Perplexity is closely related to the average sentence score achieved on a set of test sentences. To compute perplexity:

  1. Generate the SLM.
  2. Create a test set file, with one test sentence per line.
  3. The set of sentences in the file must not be the same as those used for training the SLM. However, in both sets, the distribution of the sentences must reflect the actual distribution of sentences seen in the application.

Submit the compiled grammar and test set to the parseTool or sgc utilities, and inspect the results.

As an example, consider the following parseTool command:

parseTool sample.gram -compute_lm 
        -perplexity test_sentences.txt

The tool writes a line similar to the following to standard error:

Perplexity = 37.23

Here’s a sample sgc command with the -test option to measure perplexity:

sgc -train sample.xml -test test_sentences.txt

High perplexity implies that recognition will be difficult, while low perplexity indicates a greater likelihood of accurate recognition. As you vary SLM parameters, try to achieve the lowest possible perplexity for the same test set. For details on the training file parameters, see the section about the SLM training file header.

Modifying training file parameters

Tuning an SLM involves modifying the training file parameters and assessing the resulting accuracy. As you make changes, there will be fluctuations in CPU and memory usage at runtime: monitor resource usage and balance any accuracy improvements with optimum resource allocation.

Parameter complexity

Parameter complexity is a measure of how noticeable and predictable a change in the parameter is in its affect on the SLM. In general, parameters have one of the following three complexities:

  • Basic parameters have a predictable effect on the system behavior. Tune these first, and resolve any issues with the default settings.
  • Intermediate parameters affect more subtle behavior of the system. These parameters may be more difficult to measure, and have an effect on the accuracy of the application. Change these only when it is possible to do sufficient analysis and testing.
  • Advanced parameters are the last resort for addressing problems with the default parameter. They may exhibit subtle effects on other parts of the system. Tune them cautiously with extensive testing and analysis.

Commonly modified parameters

The following table lists the most commonly modified training file parameters, and describes factors that might lead you to increase or decrease their value, or to enable or disable that parameter altogether.

Name

Complexity

Increase (or set to 1 if Boolean) if...

cutoffs

Medium

You need to cut down size/computing of model—a large .gram file produced by sgc is a clue that the model is big. This may lead to lower SLM accuracy. For details, see cutoffs.

ngram_order

Medium

You have a large amount of training data. For details, see ngram_order.

swirec_lmweight

Advanced

You want Recognizer to emphasize language model evidence over acoustic evidence.

Set this parameter in The <meta> element of the training file. This parameter interacts with pruning during recognition, so it must be thoroughly tested with recognition of speech utterances.

swirec_max_arcs

Advanced

You want to prevent excessive searching caused by non-speech noise on the audio channel.
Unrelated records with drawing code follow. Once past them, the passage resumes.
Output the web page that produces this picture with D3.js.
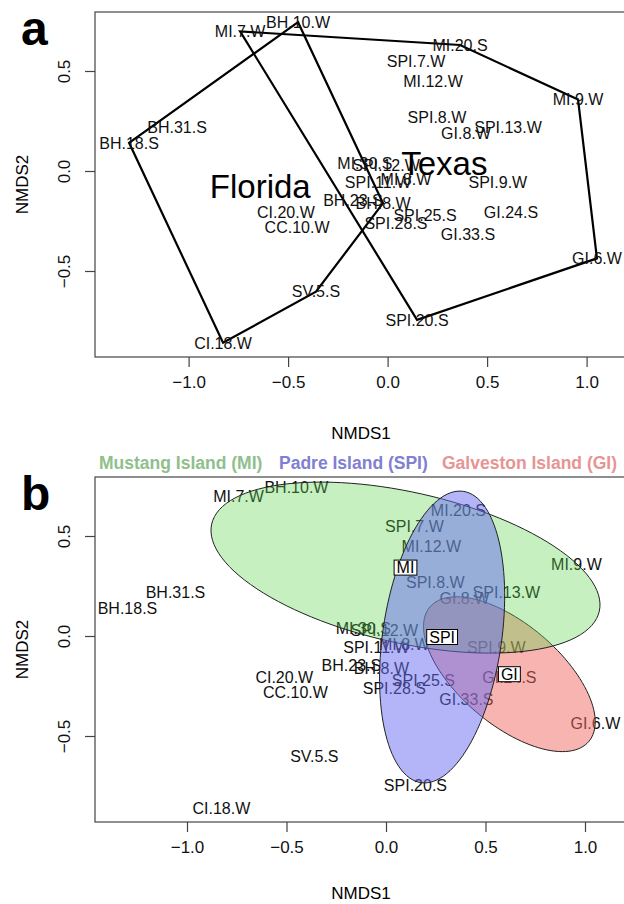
<!DOCTYPE html>
<html>
<head>
<meta charset="utf-8">
<script src="https://cdn.jsdelivr.net/npm/d3@7"></script>
<style>
body { margin: 0; background: #fff; }
text { font-family: "Liberation Sans", Arial, Helvetica, sans-serif; }
</style>
</head>
<body>
<div id="chart-area"></div>
<script>
// site scores
var sites = ["MI.7.W", "BH.10.W", "MI.20.S", "SPI.7.W", "MI.12.W", "MI.9.W", "SPI.8.W",
    "GI.8.W", "SPI.13.W", "BH.31.S", "BH.18.S", "MI.30.S", "SPI.12.W", "SPI.11.W",
    "MI.8.W", "SPI.9.W", "BH.23.S", "BH.8.W", "CI.20.W", "SPI.25.S", "GI.24.S",
    "CC.10.W", "SPI.28.S", "GI.33.S", "GI.6.W", "SV.5.S", "SPI.20.S", "CI.18.W"];
var nmds1 = [-0.741, -0.450, 0.364, 0.143, 0.228, 0.957, 0.248,
    0.394, 0.605, -1.058, -1.299, -0.114, -0.008, -0.048,
    0.092, 0.554, -0.174, -0.023, -0.511, 0.188, 0.620,
    -0.455, 0.042, 0.404, 1.052, -0.360, 0.148, -0.827];
var nmds2 = [0.698, 0.744, 0.630, 0.548, 0.447, 0.357, 0.271,
    0.191, 0.221, 0.221, 0.141, 0.040, 0.030, -0.055,
    -0.040, -0.055, -0.146, -0.161, -0.206, -0.221, -0.206,
    -0.281, -0.261, -0.317, -0.437, -0.603, -0.744, -0.859];
var state = sites.map(function(s) {
    return /^(BH|CI|CC|SV)/.test(s) ? "Florida" : "Texas";
});

var xTicks = [-1.0, -0.5, 0.0, 0.5, 1.0];
var yTicks = [-0.5, 0.0, 0.5];

// island ellipses (panel b), drawn in this order
var islands = ["GI", "MI", "SPI"];
var islandNames = ["Mustang Island (MI)", "Padre Island (SPI)", "Galveston Island (GI)"];
var ellCx = [0.620, 0.098, 0.282];
var ellCy = [-0.191, 0.342, -0.005];
var ellA = [0.522, 0.998, 0.736];
var ellB = [0.252, 0.377, 0.299];
var ellAngle = [-40, -12.6, 81.7];

var fillCol = {MI: "rgba(92,212,75,0.35)", SPI: "rgba(103,107,241,0.5)", GI: "rgba(239,105,97,0.5)"};
var legendCol = ["#8fbf8c", "#8080d2", "#e69494"];

var data = sites.map(function(s, i) {
    return {site: s, x: nmds1[i], y: nmds2[i], state: state[i]};
});

var svg = d3.select("#chart-area")
    .append("svg")
    .attr("width", 624)
    .attr("height", 904);

var font = "Liberation Sans, Arial, sans-serif";
var fmt = function(d) { return d3.format(".1f")(d).replace("-", "\u2212"); };

function panel(top, letter, xZero, titleGap) {
    var left = 95, right = 627, bottom = top + 345;
    var x = d3.scaleLinear().domain([-1, 1]).range([xZero - 199, xZero + 199]);
    var y = d3.scaleLinear().domain([-0.5, 0.5]).range([top + 159 + 100, top + 159 - 100]);

    var g = svg.append("g");

    g.append("rect")
        .attr("x", left).attr("y", top)
        .attr("width", right - left).attr("height", bottom - top)
        .attr("fill", "none").attr("stroke", "#444").attr("stroke-width", 1.2);

    var gx = g.append("g").attr("transform", "translate(0," + bottom + ")")
        .call(d3.axisBottom(x).tickValues(xTicks).tickSize(10).tickPadding(9).tickFormat(fmt));
    gx.select(".domain").remove();
    gx.selectAll("line").attr("stroke", "#444").attr("stroke-width", 1.2);
    gx.selectAll("text").attr("font-size", 17).attr("fill", "#111").attr("font-family", font);

    var gy = g.append("g").attr("transform", "translate(" + left + ",0)")
        .call(d3.axisLeft(y).tickValues(yTicks).tickSize(10).tickFormat(fmt));
    gy.select(".domain").remove();
    gy.selectAll("line").attr("stroke", "#444").attr("stroke-width", 1.2);
    gy.selectAll("text")
        .attr("font-size", 17).attr("fill", "#111").attr("font-family", font)
        .attr("x", 0).attr("y", 0)
        .attr("text-anchor", "middle")
        .attr("transform", "translate(" + (64 - left) + ",0) rotate(-90)")
        .attr("dy", "0.36em");

    g.append("text")
        .attr("x", (left + right) / 2).attr("y", bottom + titleGap)
        .attr("dy", "0.36em").attr("text-anchor", "middle")
        .attr("font-size", 17).text("NMDS1");
    g.append("text")
        .attr("transform", "translate(22," + (top + bottom) / 2 + ") rotate(-90)")
        .attr("dy", "0.36em").attr("text-anchor", "middle")
        .attr("font-size", 17).text("NMDS2");

    g.append("text")
        .attr("x", 21).attr("y", top + 33)
        .attr("font-size", 48).attr("font-weight", "bold")
        .text(letter);

    return {g: g, x: x, y: y};
}

// ---- panel a: convex hulls by state
var pa = panel(12, "a", 387.6, 76);

["Florida", "Texas"].forEach(function(st) {
    var pts = data.filter(function(d) { return d.state === st; })
        .map(function(d) { return [pa.x(d.x), pa.y(d.y)]; });
    var hull = d3.polygonHull(pts);
    pa.g.append("path")
        .attr("d", "M" + hull.join("L") + "Z")
        .attr("fill", "none").attr("stroke", "#000").attr("stroke-width", 2.2);
});

pa.g.selectAll(".lab").data(data).enter().append("text")
    .attr("x", function(d) { return pa.x(d.x); })
    .attr("y", function(d) { return pa.y(d.y); })
    .attr("dy", "0.36em").attr("text-anchor", "middle")
    .attr("font-size", 16).attr("fill", "#111")
    .text(function(d) { return d.site; });

var bigLabels = [{t: "Texas", x: 0.285, y: 0.04}, {t: "Florida", x: -0.64, y: -0.075}];
pa.g.selectAll(".big").data(bigLabels).enter().append("text")
    .attr("x", function(d) { return pa.x(d.x); })
    .attr("y", function(d) { return pa.y(d.y); })
    .attr("dy", "0.36em").attr("text-anchor", "middle")
    .attr("font-size", 33).attr("fill", "#000")
    .text(function(d) { return d.t; });

// ---- panel b: ellipses by island
var pb = panel(477, "b", 386, 71);

pb.g.selectAll(".lab").data(data).enter().append("text")
    .attr("x", function(d) { return pb.x(d.x); })
    .attr("y", function(d) { return pb.y(d.y); })
    .attr("dy", "0.36em").attr("text-anchor", "middle")
    .attr("font-size", 16).attr("fill", "#111")
    .text(function(d) { return d.site; });

var tSteps = d3.range(0, 361, 3);
var line = d3.line();
islands.forEach(function(isl, i) {
    var phi = ellAngle[i] * Math.PI / 180;
    var pts = tSteps.map(function(deg) {
        var t = deg * Math.PI / 180;
        var ex = ellCx[i] + ellA[i] * Math.cos(t) * Math.cos(phi) - ellB[i] * Math.sin(t) * Math.sin(phi);
        var ey = ellCy[i] + ellA[i] * Math.cos(t) * Math.sin(phi) + ellB[i] * Math.sin(t) * Math.cos(phi);
        return [pb.x(ex), pb.y(ey)];
    });
    pb.g.append("path")
        .attr("d", line(pts) + "Z")
        .attr("fill", fillCol[isl])
        .attr("stroke", "#222").attr("stroke-width", 1);
});

islands.forEach(function(isl, i) {
    var cx = pb.x(ellCx[i]), cy = pb.y(ellCy[i]);
    var lg = pb.g.append("g");
    var t = lg.append("text")
        .attr("x", cx).attr("y", cy)
        .attr("dy", "0.36em").attr("text-anchor", "middle")
        .attr("font-size", 16).attr("fill", "#000")
        .text(isl);
    var bb = t.node().getBBox();
    lg.insert("rect", "text")
        .attr("x", cx - bb.width / 2 - 2.5).attr("y", cy - 7.5)
        .attr("width", bb.width + 5).attr("height", 15)
        .attr("fill", "#fff").attr("stroke", "#000").attr("stroke-width", 1);
});

var legendX = [99, 279, 442];
islandNames.forEach(function(n, i) {
    svg.append("text")
        .attr("x", legendX[i]).attr("y", 463)
        .attr("dy", "0.36em")
        .attr("font-size", 17.5).attr("font-weight", "bold")
        .attr("fill", legendCol[i])
        .text(n);
});
</script>
</body>
</html>
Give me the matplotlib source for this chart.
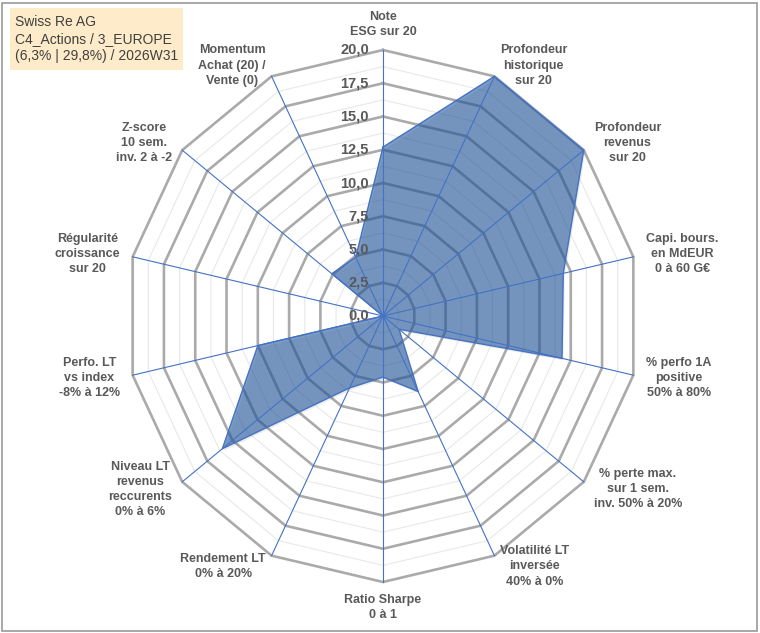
import numpy as np
import matplotlib
matplotlib.use("Agg")
import matplotlib.pyplot as plt
from matplotlib.patches import Rectangle

plt.rcParams['font.family'] = ['Liberation Sans', 'DejaVu Sans']

# --- data -------------------------------------------------------------
categories = [
    "Note\nESG sur 20",
    "Profondeur\nhistorique\nsur 20",
    "Profondeur\nrevenus\nsur 20",
    "Capi. bours.\nen MdEUR\n0 à 60 G€",
    "% perfo 1A\npositive\n50% à 80%",
    "% perte max.\nsur 1 sem.\ninv. 50% à 20%",
    "Volatilité LT\ninversée\n40% à 0%",
    "Ratio Sharpe\n0 à 1",
    "Rendement LT\n0% à 20%",
    "Niveau LT\nrevenus\nreccurents\n0% à 6%",
    "Perfo. LT\nvs index\n-8% à 12%",
    "Régularité\ncroissance\nsur 20",
    "Z-score\n10 sem.\ninv. 2 à -2",
    "Momentum\nAchat (20) /\nVente (0)",
]
scores = [12.7, 20.0, 20.0, 14.4, 14.3, 1.6, 6.3, 4.6, 6.0, 16.0, 10.0, 0.0, 5.1, 4.9]
ticks = [0.0, 2.5, 5.0, 7.5, 10.0, 12.5, 15.0, 17.5, 20.0]
title_lines = ["Swiss Re AG", "C4_Actions / 3_EUROPE", "(6,3% | 29,8%) / 2026W31"]

rmax = 20.0
n = len(categories)
theta = 2 * np.pi * np.arange(n) / n
sx, sy = np.sin(theta), np.cos(theta)

fig = plt.figure(figsize=(7.6, 6.33), dpi=100)
ax = fig.add_axes([0, 0, 1, 1])
# center at (383, 316) px, 13.3 px/unit vertically, 12.84 horizontally
ax.set_xlim(-383 / 12.84, 377 / 12.84)
ax.set_ylim(-317 / 13.3, 316 / 13.3)
ax.axis("off")

# grid rings (polygons)
for r in np.arange(1.25, rmax + 0.01, 1.25):
    xs = np.append(r * sx, r * sx[0])
    ys = np.append(r * sy, r * sy[0])
    if abs(r / 2.5 - round(r / 2.5)) < 1e-6:
        ax.plot(xs, ys, color="#AAAAAA", lw=1.9, zorder=1, solid_joinstyle="miter")
    else:
        ax.plot(xs, ys, color="#E8E8E8", lw=0.8, zorder=1)

# filled series
vals = np.array(scores)
px = np.append(vals * sx, vals[0] * sx[0])
py = np.append(vals * sy, vals[0] * sy[0])
ax.fill(px + 0.12, py - 0.15, color="#000000", alpha=0.08, lw=0, zorder=2)
ax.fill(px, py, color="#1E569E", alpha=0.58, lw=0, zorder=2)
ax.plot(px, py, color="#4472C4", lw=1.0, zorder=4)

# spokes
for i in range(n):
    ax.plot([0, rmax * sx[i]], [0, rmax * sy[i]], color="#4472C4", lw=0.8, zorder=3)

# radial tick labels
for t in ticks:
    ax.text(-1.1, t, f"{t:.1f}".replace(".", ","), ha="right", va="center",
            fontsize=10.5, fontweight="bold", color="#595959", zorder=5)

# category labels
for i, lab in enumerate(categories):
    s, c = sx[i], sy[i]
    if abs(s) < 0.1:
        y = 20.9 if c > 0 else -20.9
        ax.text(0, y, lab, ha="center", va="bottom" if c > 0 else "top",
                multialignment="center", fontsize=9, fontweight="bold",
                color="#595959", linespacing=1.35)
    else:
        ha = "left" if s > 0 else "right"
        ax.text(21.0 * s, 20.9 * c, lab, ha=ha, va="center",
                multialignment="center", fontsize=9, fontweight="bold",
                color="#595959", linespacing=1.35)

# title box
fig.patches.append(Rectangle((10 / 760, 1 - 70 / 633), 173 / 760, 62 / 633,
                             transform=fig.transFigure, facecolor="#FDEBC9",
                             edgecolor="none", zorder=0))
fig.text(15 / 760, 1 - 39 / 633, "\n".join(title_lines), ha="left", va="center",
         fontsize=10, color="#404040", linespacing=1.3)

# outer frame
fig.patches.append(Rectangle((2 / 760, 2 / 633), 755 / 760, 628 / 633,
                             transform=fig.transFigure, facecolor="none",
                             edgecolor="#9A9A9A", lw=1.2))

fig.savefig("out.png", dpi=100)
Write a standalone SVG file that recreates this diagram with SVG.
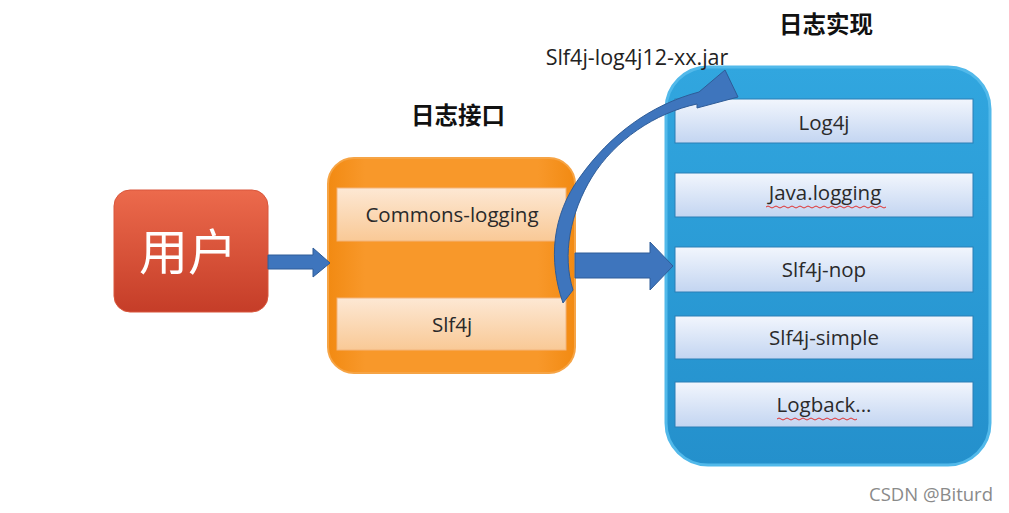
<svg xmlns="http://www.w3.org/2000/svg" width="1009" height="513" viewBox="0 0 1009 513">
<style>
.lbl{font-family:"Open Sans","Noto Sans","Liberation Sans",sans-serif;font-size:20.5px;fill:#2a2a2a;text-anchor:middle}
.ttl{font-family:"Noto Sans CJK SC","Noto Sans",sans-serif;font-size:23.5px;font-weight:bold;fill:#111;text-anchor:middle}
.obar{fill:url(#gOrangeBar);stroke:#f3b47a;stroke-width:1}
.bbar{fill:url(#gBlueBar);stroke:#2a7fb6;stroke-width:1}
.arr{fill:#3e75bd;stroke:#2e5c98;stroke-width:1}
.squig{fill:none;stroke:#e03030;stroke-width:1}
</style>
<defs>
<linearGradient id="gRed" x1="0" y1="0" x2="0" y2="1">
<stop offset="0" stop-color="#ec6a4c"/><stop offset="1" stop-color="#c53d28"/>
</linearGradient>
<linearGradient id="gOrange" x1="0" y1="0" x2="1" y2="0">
<stop offset="0" stop-color="#f28a12"/><stop offset="0.15" stop-color="#f8982a"/><stop offset="0.85" stop-color="#f8982a"/><stop offset="1" stop-color="#f28a12"/>
</linearGradient>
<linearGradient id="gOrangeBar" x1="0" y1="0" x2="0" y2="1">
<stop offset="0" stop-color="#fde8d4"/><stop offset="1" stop-color="#f9c996"/>
</linearGradient>
<linearGradient id="gBlue" x1="0" y1="0" x2="0" y2="1">
<stop offset="0" stop-color="#31a6df"/><stop offset="1" stop-color="#2490cc"/>
</linearGradient>
<linearGradient id="gBlueBar" x1="0" y1="0" x2="0" y2="1">
<stop offset="0" stop-color="#f2f6fd"/><stop offset="1" stop-color="#c3d5f1"/>
</linearGradient>
</defs>
<rect width="1009" height="513" fill="#ffffff"/>

<g id="title-interface"><text class="ttl" x="458" y="124">日志接口</text></g>
<g id="title-impl"><text class="ttl" x="826" y="33">日志实现</text></g>

<g id="user">
<rect x="114" y="190" width="154" height="122" rx="16" fill="url(#gRed)" stroke="#d9573c" stroke-width="1"/>
<text x="188" y="270" font-family="Noto Sans CJK SC,sans-serif" font-size="49" fill="#ffffff" text-anchor="middle">用户</text>
</g>

<g id="interface">
<rect x="328" y="158" width="247" height="215" rx="26" fill="url(#gOrange)" stroke="#f6a445" stroke-width="2"/>
<g id="commons-logging">
<rect class="obar" x="337" y="188" width="229" height="53"/>
<text class="lbl" x="452" y="222">Commons-logging</text>
</g>
<g id="slf4j">
<rect class="obar" x="337" y="298" width="229" height="52"/>
<text class="lbl" x="452" y="332">Slf4j</text>
</g>
</g>

<g id="impl">
<rect x="666" y="67" width="324" height="398" rx="42" fill="url(#gBlue)" stroke="#52b9ea" stroke-width="3"/>
<g id="log4j"><rect class="bbar" x="675" y="99" width="298" height="44"/><text class="lbl" x="824" y="130">Log4j</text></g>
<g id="java-logging"><rect class="bbar" x="675" y="173" width="298" height="44"/><text class="lbl" x="825" y="200">Java.logging</text>
<path class="squig" d="M766,207 q2,-2 4,0 t4,0 t4,0 t4,0 t4,0 t4,0 t4,0 t4,0 t4,0 t4,0 t4,0 t4,0 t4,0 t4,0 t4,0 t4,0 t4,0 t4,0 t4,0 t4,0 t4,0 t4,0 t4,0 t4,0 t4,0 t4,0 t4,0 t4,0 t4,0 t4,0"/></g>
<g id="slf4j-nop"><rect class="bbar" x="675" y="247" width="298" height="45"/><text class="lbl" x="824" y="277">Slf4j-nop</text></g>
<g id="slf4j-simple"><rect class="bbar" x="675" y="316" width="298" height="43"/><text class="lbl" x="824" y="345">Slf4j-simple</text></g>
<g id="logback"><rect class="bbar" x="675" y="382" width="298" height="45"/><text class="lbl" x="824" y="412">Logback...</text>
<path class="squig" d="M777,419 q2,-2 4,0 t4,0 t4,0 t4,0 t4,0 t4,0 t4,0 t4,0 t4,0 t4,0 t4,0 t4,0 t4,0 t4,0 t4,0 t4,0 t4,0 t4,0 t4,0 t4,0"/></g>
</g>

<g id="connectors">
<path class="arr" d="M268,255 L313,255 L313,248 L330,263 L313,277 L313,269 L268,269 Z"/>
<path class="arr" d="M575,253 L650,253 L650,242 L673,266 L650,290 L650,278 L575,278 Z"/>
<path class="arr" d="M563,303 C548,260 552,215 580,177 C610,135 650,105 699,92 L725,70 L738,97 L697,108 L697,104 C655,113 615,140 592,177 C570,213 562,255 573,290 Z"/>
<text x="637" y="65" font-family="Open Sans,Noto Sans,sans-serif" font-size="21.5" fill="#222" text-anchor="middle">Slf4j-log4j12-xx.jar</text>
</g>

<g id="watermark"><text x="931" y="501" font-family="Open Sans,Noto Sans,sans-serif" font-size="18.5" fill="#8a8a8a" text-anchor="middle">CSDN @Biturd</text></g>
</svg>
Set this parameter in The <meta> element of the training file. This parameter interacts with pruning during recognition, so it must be thoroughly tested with recognition of speech utterances.

Setting swirec_lmweight and swirec_max_arcs in the training file doesn’t effect the training itself, but adds the values to the binary SLM output. The optimal values depend on the size of the SLM, the vocabulary, the installed language packs, and other factors. You must test accuracy and performance thoroughly. (If you train the grammar with an FSM and wordlist output, there is no binary SLM, and the values have no effect. In this case, add the values to the wrapper grammar for the FSM and wordlist.)

Use parseTool for testing, as described in Testing an SLM.

Determining the order of the model

The next step is to determine the order of the model. Is a trigram SLM better than a bigram for your application? The larger the n, the more powerful the n-gram model is, since a larger context is used to assign a probability to a word. However, the number of probabilities needed in the model grows as a power of n, and is therefore more difficult to estimate at large n values. Also, by increasing n when the training samples are limited, the model may experience over-training; that is, the model may memorize the training set and hence lose its ability to model sentences that the training set does not cover.

The optimum value of n is usually empirically determined by training a number of different n-gram SLMs and measuring their performance (at least 500 sentences are needed to get a reasonable estimate of the performance). Test set must be different from training sets, and both must reflect the actual distribution of caller sentences. You can also use perplexity measurements, as described in Tuning perplexity, to determine the value of n.

The default order for an SLM is 2. However, use 3 whenever possible. When the training set has less than 2 million words (not counting duplicate sentences), set the following parameter values in the training file:

<param name="cutoffs"><value> 0 0 </value></param>
<param name="smooth_weights"> 
    <value> 0.1 0.9 0.9 0.9 </value></param>
<param name="smooth_alg"><value> GT-disc-int </value></param>

When the training set contains over 2 million words, discard 3-grams as follows:

  1. Increase the cutoffs parameters to discard at least the 3-grams that are singletons (seen only once):
    <param name="cutoffs"> <value> 0 1 </value> </param>
  2. Add a parameter to write the SLM in the ARPA format:
    <param name="print_arpa"> <value> name.arpa </value> </param>
  3. Train the SLM without compiling the full grammar:
    sgc –train name.xml –fsm_out name.fsm –wordlist_out name.wordlist –no_gram
  4. Check the combined number of 2-grams and 3-grams in the ARPA output (use the command: head name.arpa). Avoid 2-grams and 3-grams that number more than 2 million. Otherwise, memory usage is too high. If there are still more than 2 million n-grams, try increasing the cutoffs and retraining the SLM (without compiling the full grammar). It is advisable to discard at least the tripleton 3-grams (seen 3 times or less) before discarding any 2-grams.